__WHAT TO PRODUCE__: Only the lines from the start of the data through the line containing "const axisTitle = 'Score';" should be written out, exactly as they are, with both ends included and the pictures left out.

__DATASET EXTRACT__:
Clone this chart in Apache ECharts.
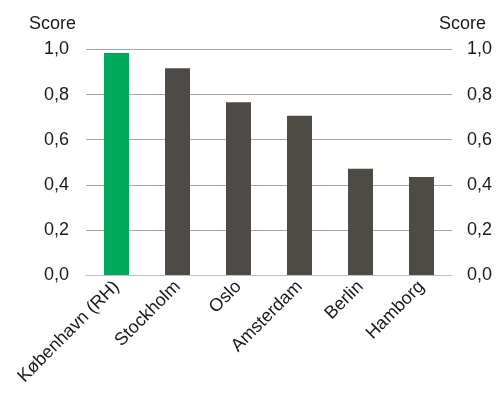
<!DOCTYPE html>
<html><head><meta charset="utf-8">
<script src="https://cdn.jsdelivr.net/npm/echarts@6/dist/echarts.min.js"></script>
<style>html,body{margin:0;padding:0;background:#fff}#c{width:497px;height:394px}</style>
</head><body><div id="c"></div>
<script>
const categories = ['København (RH)', 'Stockholm', 'Oslo', 'Amsterdam', 'Berlin', 'Hamborg'];
const scores = [0.984, 0.917, 0.766, 0.706, 0.471, 0.435];
const barColors = ['#00A85A', '#4E4A46', '#4E4A46', '#4E4A46', '#4E4A46', '#4E4A46'];
const axisTitle = 'Score';

const font = 'Liberation Sans, Arial, sans-serif';
const fs = 18;
const fmt = v => v.toFixed(1).replace('.', ',');
const chart = echarts.init(document.getElementById('c'));
chart.setOption({
  animation: false,
  grid: { left: 86, right: 45, top: 49.5, bottom: 119, containLabel: false },
  graphic: [
    { type: 'text', left: 29, top: 15, style: { text: axisTitle, font: fs + 'px ' + font, fill: '#1a1a1a' } },
    { type: 'text', left: 439, top: 15, style: { text: axisTitle, font: fs + 'px ' + font, fill: '#1a1a1a' } }
  ],
  xAxis: {
    type: 'category', data: categories,
    axisLine: { lineStyle: { color: '#BFBFBF', width: 1 } },
    axisTick: { show: false },
    axisLabel: { rotate: 45, interval: 0, fontSize: fs, fontFamily: font, color: '#1a1a1a', margin: 9 }
  },
  yAxis: [
    { type: 'value', min: 0, max: 1, interval: 0.2, position: 'left',
      axisLine: { show: false }, axisTick: { show: false },
      axisLabel: { formatter: fmt, fontSize: fs, fontFamily: font, color: '#1a1a1a', margin: 17 },
      splitLine: { lineStyle: { color: '#A6A6A6', width: 1 } } },
    { type: 'value', min: 0, max: 1, interval: 0.2, position: 'right',
      axisLine: { show: false }, axisTick: { show: false },
      axisLabel: { formatter: fmt, fontSize: fs, fontFamily: font, color: '#1a1a1a', margin: 15 },
      splitLine: { show: false } }
  ],
  series: [{
    type: 'bar', yAxisIndex: 0, barWidth: '41%',
    data: scores.map((v, i) => ({ value: v, itemStyle: { color: barColors[i] } }))
  }]
});
</script></body></html>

__SOLUTION TO THE PROBLEM__:
Clone this chart in Apache ECharts.
<!DOCTYPE html>
<html><head><meta charset="utf-8">
<script src="https://cdn.jsdelivr.net/npm/echarts@6/dist/echarts.min.js"></script>
<style>html,body{margin:0;padding:0;background:#fff}#c{width:497px;height:394px}</style>
</head><body><div id="c"></div>
<script>
const categories = ['København (RH)', 'Stockholm', 'Oslo', 'Amsterdam', 'Berlin', 'Hamborg'];
const scores = [0.984, 0.917, 0.766, 0.706, 0.471, 0.435];
const barColors = ['#00A85A', '#4E4A46', '#4E4A46', '#4E4A46', '#4E4A46', '#4E4A46'];
const axisTitle = 'Score';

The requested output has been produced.